- [EXERCISE INSTRUCTIONS]
Reproduce exactly, and nothing else, the lines from the one that contains "Generate a Python" through the one that contains "import seaborn as sns". Leave the pictures out.
* start STORED DATA *
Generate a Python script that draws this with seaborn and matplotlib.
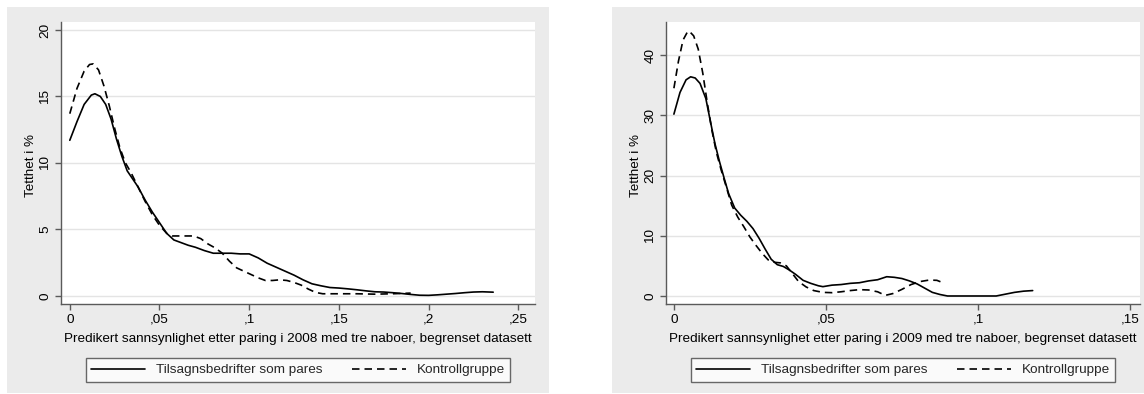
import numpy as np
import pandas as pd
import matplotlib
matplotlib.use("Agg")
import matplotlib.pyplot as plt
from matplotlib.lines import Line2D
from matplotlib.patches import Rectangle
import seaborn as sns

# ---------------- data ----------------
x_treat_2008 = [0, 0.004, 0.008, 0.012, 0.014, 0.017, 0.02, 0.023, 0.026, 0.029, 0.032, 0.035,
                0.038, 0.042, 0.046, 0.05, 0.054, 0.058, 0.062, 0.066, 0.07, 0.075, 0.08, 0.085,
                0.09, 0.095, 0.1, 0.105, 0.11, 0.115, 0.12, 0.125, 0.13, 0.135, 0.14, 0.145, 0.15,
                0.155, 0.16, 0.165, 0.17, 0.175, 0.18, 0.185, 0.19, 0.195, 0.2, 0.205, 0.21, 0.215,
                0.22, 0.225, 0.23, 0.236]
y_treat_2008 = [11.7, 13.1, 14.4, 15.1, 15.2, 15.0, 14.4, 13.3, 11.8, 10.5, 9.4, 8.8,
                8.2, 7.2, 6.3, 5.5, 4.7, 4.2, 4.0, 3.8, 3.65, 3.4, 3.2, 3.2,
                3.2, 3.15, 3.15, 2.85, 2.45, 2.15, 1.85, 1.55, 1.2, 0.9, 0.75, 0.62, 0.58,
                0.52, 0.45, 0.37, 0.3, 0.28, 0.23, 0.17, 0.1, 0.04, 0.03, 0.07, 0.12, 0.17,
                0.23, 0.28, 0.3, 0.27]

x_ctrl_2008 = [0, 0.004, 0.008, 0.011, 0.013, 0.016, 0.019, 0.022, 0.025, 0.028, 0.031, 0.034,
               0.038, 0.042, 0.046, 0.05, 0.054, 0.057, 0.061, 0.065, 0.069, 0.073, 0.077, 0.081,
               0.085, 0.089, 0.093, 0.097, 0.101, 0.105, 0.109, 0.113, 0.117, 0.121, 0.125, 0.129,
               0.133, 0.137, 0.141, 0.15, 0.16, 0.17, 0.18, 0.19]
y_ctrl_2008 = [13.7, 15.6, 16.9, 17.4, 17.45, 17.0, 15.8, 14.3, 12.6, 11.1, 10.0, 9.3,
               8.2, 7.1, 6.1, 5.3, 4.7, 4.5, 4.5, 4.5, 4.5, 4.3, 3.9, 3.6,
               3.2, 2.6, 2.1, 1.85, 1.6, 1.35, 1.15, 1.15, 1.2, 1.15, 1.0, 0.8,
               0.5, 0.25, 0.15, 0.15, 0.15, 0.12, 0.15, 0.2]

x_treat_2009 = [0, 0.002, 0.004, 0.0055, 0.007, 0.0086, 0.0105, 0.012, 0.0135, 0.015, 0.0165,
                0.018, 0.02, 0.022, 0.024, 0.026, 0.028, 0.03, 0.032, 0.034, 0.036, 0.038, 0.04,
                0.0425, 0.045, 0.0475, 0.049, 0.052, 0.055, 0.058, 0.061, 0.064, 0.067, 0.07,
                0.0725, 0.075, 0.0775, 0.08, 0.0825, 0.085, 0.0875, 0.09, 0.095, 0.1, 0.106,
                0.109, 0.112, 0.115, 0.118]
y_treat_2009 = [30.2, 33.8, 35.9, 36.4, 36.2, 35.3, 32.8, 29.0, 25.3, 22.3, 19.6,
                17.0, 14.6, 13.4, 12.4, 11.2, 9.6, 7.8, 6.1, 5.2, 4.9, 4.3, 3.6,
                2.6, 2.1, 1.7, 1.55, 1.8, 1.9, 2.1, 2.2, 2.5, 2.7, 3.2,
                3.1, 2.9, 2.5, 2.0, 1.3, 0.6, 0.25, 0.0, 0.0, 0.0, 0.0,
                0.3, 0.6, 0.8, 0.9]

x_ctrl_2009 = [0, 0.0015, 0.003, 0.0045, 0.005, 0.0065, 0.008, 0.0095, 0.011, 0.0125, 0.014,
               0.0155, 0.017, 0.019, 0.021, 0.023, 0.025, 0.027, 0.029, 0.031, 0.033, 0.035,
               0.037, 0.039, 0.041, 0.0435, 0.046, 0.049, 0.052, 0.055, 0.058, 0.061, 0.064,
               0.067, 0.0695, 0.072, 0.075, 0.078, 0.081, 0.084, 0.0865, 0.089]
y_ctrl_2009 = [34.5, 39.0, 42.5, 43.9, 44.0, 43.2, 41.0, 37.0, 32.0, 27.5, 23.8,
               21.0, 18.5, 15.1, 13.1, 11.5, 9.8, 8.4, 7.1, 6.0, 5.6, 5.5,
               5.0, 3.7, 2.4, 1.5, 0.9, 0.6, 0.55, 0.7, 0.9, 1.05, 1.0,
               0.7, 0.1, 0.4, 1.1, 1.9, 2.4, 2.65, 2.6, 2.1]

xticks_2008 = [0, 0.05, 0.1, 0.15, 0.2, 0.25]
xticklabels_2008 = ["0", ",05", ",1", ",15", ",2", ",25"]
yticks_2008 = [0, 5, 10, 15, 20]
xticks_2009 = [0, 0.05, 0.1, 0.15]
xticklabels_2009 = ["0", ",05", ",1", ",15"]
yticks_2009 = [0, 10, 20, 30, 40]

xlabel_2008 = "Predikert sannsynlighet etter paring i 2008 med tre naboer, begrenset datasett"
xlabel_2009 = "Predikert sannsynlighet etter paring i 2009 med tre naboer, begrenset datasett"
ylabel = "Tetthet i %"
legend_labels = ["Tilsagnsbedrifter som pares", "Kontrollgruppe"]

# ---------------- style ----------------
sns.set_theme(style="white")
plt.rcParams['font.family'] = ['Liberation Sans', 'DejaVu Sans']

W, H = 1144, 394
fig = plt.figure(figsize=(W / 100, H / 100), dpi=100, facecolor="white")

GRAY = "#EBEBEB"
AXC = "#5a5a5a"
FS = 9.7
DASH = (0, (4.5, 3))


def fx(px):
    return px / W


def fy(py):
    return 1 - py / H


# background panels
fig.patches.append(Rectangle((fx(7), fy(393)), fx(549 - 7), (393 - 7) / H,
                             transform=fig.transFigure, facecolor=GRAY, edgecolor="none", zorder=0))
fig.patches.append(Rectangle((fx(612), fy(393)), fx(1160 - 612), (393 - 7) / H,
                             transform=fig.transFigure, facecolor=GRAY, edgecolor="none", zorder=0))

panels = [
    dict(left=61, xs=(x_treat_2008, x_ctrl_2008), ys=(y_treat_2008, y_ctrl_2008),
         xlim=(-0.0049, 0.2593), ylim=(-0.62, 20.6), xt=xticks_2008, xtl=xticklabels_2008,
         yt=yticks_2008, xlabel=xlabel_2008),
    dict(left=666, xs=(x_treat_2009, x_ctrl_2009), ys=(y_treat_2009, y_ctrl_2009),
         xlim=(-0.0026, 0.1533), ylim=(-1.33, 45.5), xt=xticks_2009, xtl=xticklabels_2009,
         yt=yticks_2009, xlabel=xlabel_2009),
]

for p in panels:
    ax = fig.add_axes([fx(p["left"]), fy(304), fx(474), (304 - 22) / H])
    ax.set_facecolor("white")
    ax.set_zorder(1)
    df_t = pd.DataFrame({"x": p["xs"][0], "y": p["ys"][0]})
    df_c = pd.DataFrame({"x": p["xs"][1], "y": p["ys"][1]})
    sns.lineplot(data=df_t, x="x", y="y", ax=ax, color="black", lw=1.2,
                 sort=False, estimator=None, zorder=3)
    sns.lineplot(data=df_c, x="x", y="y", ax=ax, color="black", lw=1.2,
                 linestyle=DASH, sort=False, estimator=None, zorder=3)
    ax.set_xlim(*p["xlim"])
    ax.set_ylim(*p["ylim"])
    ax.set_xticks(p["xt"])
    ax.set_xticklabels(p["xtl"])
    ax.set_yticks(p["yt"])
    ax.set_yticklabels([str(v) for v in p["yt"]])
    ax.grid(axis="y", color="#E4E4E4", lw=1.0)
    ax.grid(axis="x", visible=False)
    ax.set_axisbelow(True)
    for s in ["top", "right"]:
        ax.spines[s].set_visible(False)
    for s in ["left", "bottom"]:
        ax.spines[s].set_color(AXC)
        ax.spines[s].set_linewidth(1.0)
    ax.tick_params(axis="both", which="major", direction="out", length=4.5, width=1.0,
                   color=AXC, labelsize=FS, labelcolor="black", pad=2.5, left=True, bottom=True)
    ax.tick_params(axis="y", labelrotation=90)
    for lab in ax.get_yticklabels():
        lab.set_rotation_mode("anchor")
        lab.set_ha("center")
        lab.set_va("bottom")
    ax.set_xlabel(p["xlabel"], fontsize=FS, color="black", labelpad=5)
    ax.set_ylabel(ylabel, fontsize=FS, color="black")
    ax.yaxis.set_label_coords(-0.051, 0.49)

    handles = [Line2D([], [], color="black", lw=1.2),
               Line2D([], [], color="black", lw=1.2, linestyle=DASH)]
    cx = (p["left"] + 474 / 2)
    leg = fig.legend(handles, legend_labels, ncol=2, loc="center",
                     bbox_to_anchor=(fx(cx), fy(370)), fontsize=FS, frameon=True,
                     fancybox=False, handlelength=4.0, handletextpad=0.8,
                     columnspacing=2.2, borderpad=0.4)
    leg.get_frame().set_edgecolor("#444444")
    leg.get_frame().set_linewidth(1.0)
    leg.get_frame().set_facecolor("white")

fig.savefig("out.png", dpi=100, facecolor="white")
* end STORED DATA *
* start STORED DATA *
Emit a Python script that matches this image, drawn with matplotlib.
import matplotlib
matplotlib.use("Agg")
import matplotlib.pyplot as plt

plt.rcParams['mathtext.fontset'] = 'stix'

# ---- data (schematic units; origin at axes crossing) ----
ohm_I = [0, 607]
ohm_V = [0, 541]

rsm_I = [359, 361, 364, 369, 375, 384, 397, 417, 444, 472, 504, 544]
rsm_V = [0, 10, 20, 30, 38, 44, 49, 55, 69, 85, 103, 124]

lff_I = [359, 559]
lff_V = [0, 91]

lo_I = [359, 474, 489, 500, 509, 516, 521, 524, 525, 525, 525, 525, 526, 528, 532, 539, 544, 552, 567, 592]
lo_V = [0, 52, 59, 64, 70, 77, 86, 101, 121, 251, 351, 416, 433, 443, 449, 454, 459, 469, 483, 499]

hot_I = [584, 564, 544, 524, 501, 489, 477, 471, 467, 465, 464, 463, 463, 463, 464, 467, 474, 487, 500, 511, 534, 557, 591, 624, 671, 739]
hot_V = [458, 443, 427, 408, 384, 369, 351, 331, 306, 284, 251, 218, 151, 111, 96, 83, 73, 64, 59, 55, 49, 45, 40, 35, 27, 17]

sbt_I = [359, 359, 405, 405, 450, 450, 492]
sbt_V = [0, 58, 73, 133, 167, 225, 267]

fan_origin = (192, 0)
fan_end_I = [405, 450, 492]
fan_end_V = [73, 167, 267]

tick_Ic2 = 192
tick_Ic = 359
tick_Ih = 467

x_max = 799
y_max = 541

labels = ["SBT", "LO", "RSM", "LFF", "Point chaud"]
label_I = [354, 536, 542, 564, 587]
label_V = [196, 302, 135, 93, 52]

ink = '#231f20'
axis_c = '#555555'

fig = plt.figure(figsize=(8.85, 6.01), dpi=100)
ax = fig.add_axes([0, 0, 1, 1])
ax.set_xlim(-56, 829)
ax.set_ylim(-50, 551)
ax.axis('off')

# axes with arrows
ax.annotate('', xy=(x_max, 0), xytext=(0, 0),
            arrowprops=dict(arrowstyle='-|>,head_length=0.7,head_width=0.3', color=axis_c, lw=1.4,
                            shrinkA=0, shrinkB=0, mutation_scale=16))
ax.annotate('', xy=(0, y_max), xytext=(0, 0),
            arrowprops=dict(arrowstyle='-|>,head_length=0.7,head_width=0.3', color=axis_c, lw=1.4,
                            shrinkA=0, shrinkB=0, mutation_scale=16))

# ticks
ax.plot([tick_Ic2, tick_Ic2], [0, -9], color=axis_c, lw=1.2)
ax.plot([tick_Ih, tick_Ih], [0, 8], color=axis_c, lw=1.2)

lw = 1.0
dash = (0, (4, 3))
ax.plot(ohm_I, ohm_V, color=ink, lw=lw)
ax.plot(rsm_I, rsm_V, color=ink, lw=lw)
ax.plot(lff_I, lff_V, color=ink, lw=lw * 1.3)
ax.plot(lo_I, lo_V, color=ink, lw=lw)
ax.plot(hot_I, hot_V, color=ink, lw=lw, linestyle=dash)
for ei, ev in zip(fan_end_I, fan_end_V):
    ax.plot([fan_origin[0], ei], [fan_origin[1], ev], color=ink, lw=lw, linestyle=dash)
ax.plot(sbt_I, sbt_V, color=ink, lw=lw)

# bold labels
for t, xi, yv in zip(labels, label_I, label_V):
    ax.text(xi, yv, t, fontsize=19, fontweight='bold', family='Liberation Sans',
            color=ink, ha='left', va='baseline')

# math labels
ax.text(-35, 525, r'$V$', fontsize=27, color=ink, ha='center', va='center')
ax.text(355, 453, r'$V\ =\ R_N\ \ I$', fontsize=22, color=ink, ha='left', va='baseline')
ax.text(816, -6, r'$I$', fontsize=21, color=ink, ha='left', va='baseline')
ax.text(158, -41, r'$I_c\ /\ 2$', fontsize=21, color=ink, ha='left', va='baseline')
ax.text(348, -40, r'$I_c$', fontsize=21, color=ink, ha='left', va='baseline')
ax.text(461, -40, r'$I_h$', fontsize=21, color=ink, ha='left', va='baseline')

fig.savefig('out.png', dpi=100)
* end STORED DATA *
- [SOLUTION]
Generate a Python script that draws this with seaborn and matplotlib.
import numpy as np
import pandas as pd
import matplotlib
matplotlib.use("Agg")
import matplotlib.pyplot as plt
from matplotlib.lines import Line2D
from matplotlib.patches import Rectangle
import seaborn as sns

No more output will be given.